Towne narrates the film. He’s a manic jackass who’s in love with Jones-Moreland, convinced she’s just down on her luck and not Carbone’s accomplice. Carbone’s going to double-cross the Cubans, of course, with the most excellent plan anyone’s ever concocted—he’s going to pretend there’s a sea monster killing off the Cuban soldiers. Eventually, the General (Edmundo Rivera Álvarez, who keeps it together quite well) will agree to change course to avoid further attacks.

Hence the title of the film.

There’s one night of sea monster attacks before Carbone convinces Álvarez to change course. Haunted Sea runs just over an hour; there’s no time for skepticism, further attacks, nothing. Let’s just move right along.

Right up until they land and—thanks to Carbone contriving a silly reason to dump the gold—hang out while going diving for the gold every couple scenes. In between, Esther Sandoval joins the film as a love interest for Towne—he’s just as disinterested in her as Jones-Moreland’s disinterested in him, wokka wokka—and Dickerson finds his soulmate in Blanquita Romero (a local woman who can also mimic animal noises). Except Bean brought Sandoval into the movie and he’s bummed he’s out a love interest, so Romero introduces him to her daughter—Sonia Noemí González—who doesn’t understand mom has taken up with this weird Americans and is just planning on buttering Bean up to sell him some coconut art.

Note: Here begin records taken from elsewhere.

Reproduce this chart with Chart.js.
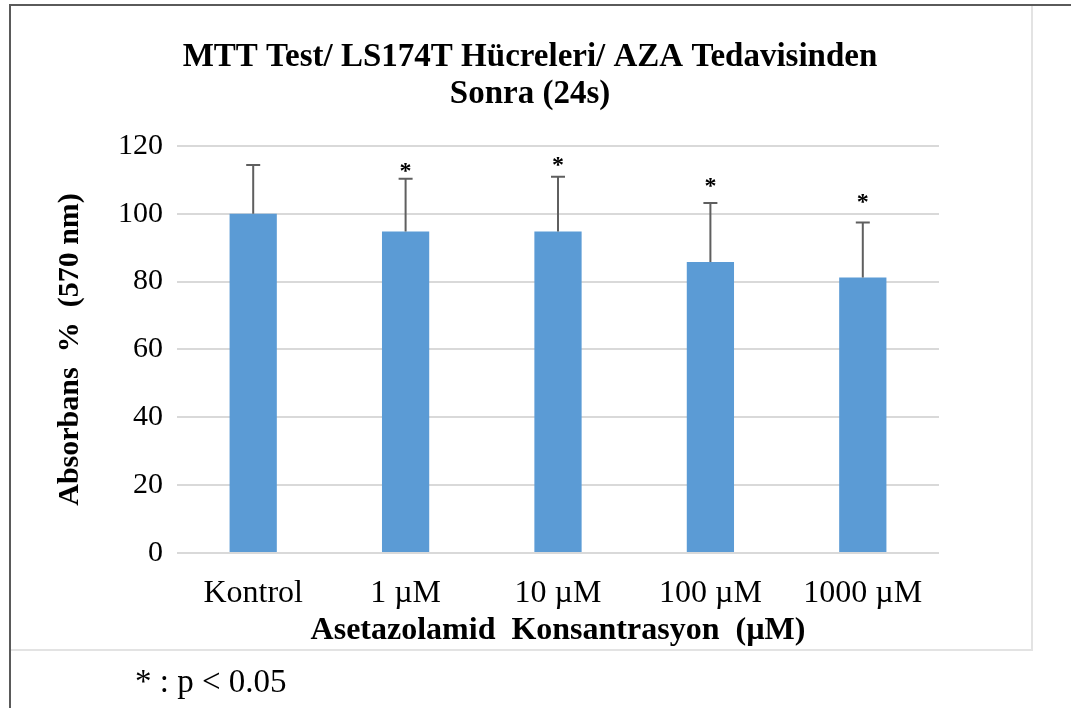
<!DOCTYPE html>
<html>
<head>
<meta charset="utf-8">
<script src="https://cdn.jsdelivr.net/npm/chart.js@4.4.1/dist/chart.umd.min.js"></script>
<style>
  body { margin: 0; background: #fff; }
  #wrap { position: relative; width: 1071px; height: 708px; overflow: hidden; }
  #c { position: absolute; left: 0; top: 0; }
  .line { position: absolute; }
  #note { position: absolute; left: 135px; top: 663px; font-family: "Liberation Serif", serif; font-size: 33px; color: #000; }
</style>
</head>
<body>
<div id="wrap">
  <canvas id="c" width="1071" height="708"></canvas>
  <div class="line" style="left:11px;top:6px;width:1020px;height:643px;border-right:2px solid #e3e3e3;border-bottom:2px solid #e3e3e3;"></div>
  <div class="line" style="left:9px;top:4px;width:2px;height:704px;background:#5a5a5a;"></div>
  <div class="line" style="left:9px;top:4px;width:1062px;height:2px;background:#5a5a5a;"></div>
  <div id="note">* : p &lt; 0.05</div>
</div>
<script>
// data
var categories = ["Kontrol", "1 \u00b5M", "10 \u00b5M", "100 \u00b5M", "1000 \u00b5M"];
var absorbans = [100, 94.8, 94.8, 85.8, 81.2];
var upperError = [14.4, 15.5, 16.1, 17.4, 16.2];
var significant = [false, true, true, true, true];
var starLevel = [0, 113.8, 115.6, 109.4, 104.7];
var yTicks = [0, 20, 40, 60, 80, 100, 120];

var serif = "'Liberation Serif', 'Times New Roman', serif";

// error bars + asterisks
var errorBars = {
    id: "errorBars",
    afterDatasetsDraw: function(chart) {
        var ctx = chart.ctx;
        var yScale = chart.scales.y;
        var meta = chart.getDatasetMeta(0);
        ctx.save();
        meta.data.forEach(function(bar, i) {
            var x = bar.x;
            var yTop = yScale.getPixelForValue(absorbans[i] + upperError[i]);
            var yBase = yScale.getPixelForValue(absorbans[i]);
            ctx.strokeStyle = "#5f5f5f";
            ctx.lineWidth = 2;
            ctx.beginPath();
            ctx.moveTo(x, yBase);
            ctx.lineTo(x, yTop);
            ctx.moveTo(x - 7, yTop);
            ctx.lineTo(x + 7, yTop);
            ctx.stroke();
            if (significant[i]) {
                ctx.fillStyle = "#000";
                ctx.font = "bold 24px " + serif;
                ctx.textAlign = "center";
                ctx.textBaseline = "middle";
                ctx.fillText("*", x, yScale.getPixelForValue(starLevel[i]) + 5);
            }
        });
        ctx.restore();
    }
};

var ctx = document.getElementById("c");

var chart = new Chart(ctx, {
    type: "bar",
    data: {
        labels: categories,
        datasets: [{
            data: absorbans,
            backgroundColor: "#5b9bd5",
            borderWidth: 0,
            categoryPercentage: 1,
            barPercentage: 0.31
        }]
    },
    options: {
        responsive: false,
        animation: false,
        layout: { padding: { left: 5, right: 16, top: 6, bottom: 57 } },
        plugins: {
            legend: { display: false },
            tooltip: { enabled: false },
            title: {
                display: true,
                text: ["MTT Test/ LS174T H\u00fccreleri/ AZA Tedavisinden", "Sonra (24s)"],
                color: "#000",
                font: { family: serif, size: 33, weight: "bold", lineHeight: 1.12 },
                padding: { top: 33, bottom: 33 }
            }
        },
        scales: {
            x: {
                grid: { display: false },
                border: { display: false },
                ticks: { color: "#000", padding: 13, font: { family: serif, size: 32 } },
                title: {
                    display: true,
                    text: "Asetazolamid  Konsantrasyon  (\u00b5M)",
                    color: "#000",
                    font: { family: serif, size: 32, weight: "bold", lineHeight: 1 },
                    padding: { top: 0 }
                },
                afterFit: function(scale) { scale.height = 98; }
            },
            y: {
                min: 0,
                max: 120,
                afterBuildTicks: function(scale) {
                    scale.ticks = yTicks.map(function(v) { return { value: v }; });
                },
                grid: { color: "#d9d9d9", lineWidth: 2, drawTicks: false },
                border: { display: false },
                ticks: { color: "#000", padding: 14, font: { family: serif, size: 30 } },
                title: {
                    display: true,
                    text: "Absorbans  %  (570 nm)",
                    color: "#000",
                    font: { family: serif, size: 30, weight: "bold", lineHeight: 1.2 },
                    padding: { top: 47 }
                },
                afterFit: function(scale) { scale.width = 172; }
            },
            yR: {
                position: "right",
                min: 0,
                max: 120,
                grid: { display: false },
                border: { display: false },
                ticks: { display: false },
                afterFit: function(scale) { scale.width = 116; }
            }
        }
    },
    plugins: [errorBars]
});
</script>
</body>
</html>
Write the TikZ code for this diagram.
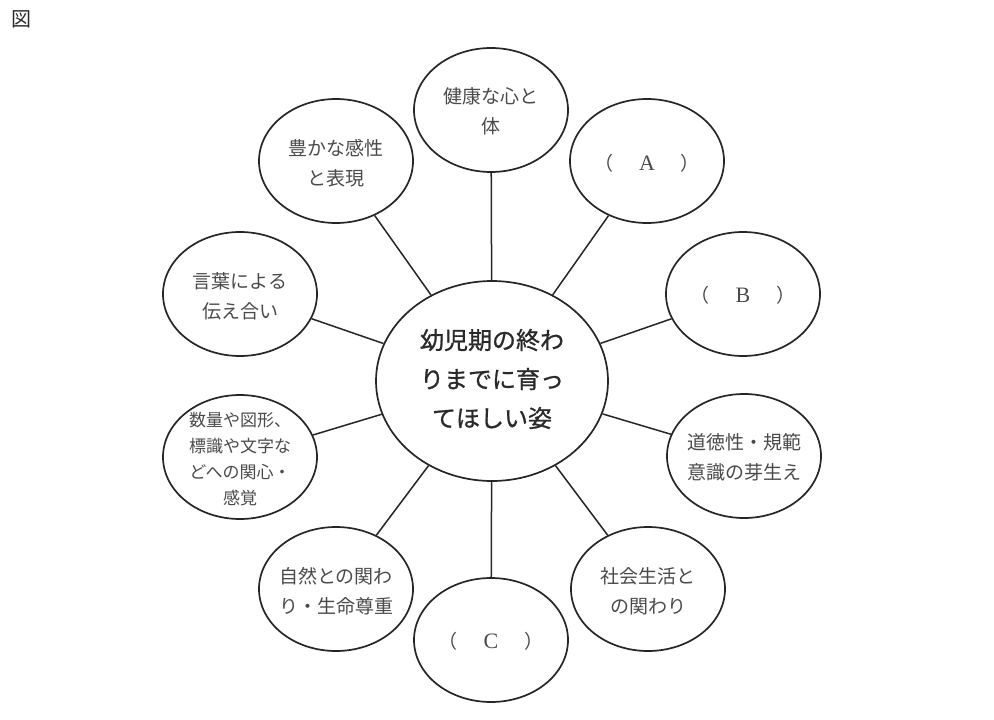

Once again, if it weren’t terrible, it’d have to be good. Writer Charles B. Griffith has lots and lots of ideas. All of them just happen to flop.

Some of the problem is the acting, and some of it is the directing. And maybe some of it is the audio looping. Lots of Haunted Sea is looped. Carbone’s a little too charmless, even as a lousy heavy. Jones-Moreland might have the best acting in the film outside Puerto Rican actors, who play it straight and find the joke, but there’s no competition. Towne’s almost likably bad. Dickerson gets better once Romero shows up. And Bean… well, Bean’s just around.

There’s some solid day-for-night from cinematographer Jacques R. Marquette and an almost successful chase scene.

Haunted Sea definitely rallies somewhere after the first act, but it still doesn’t add up. Cute last shot, though.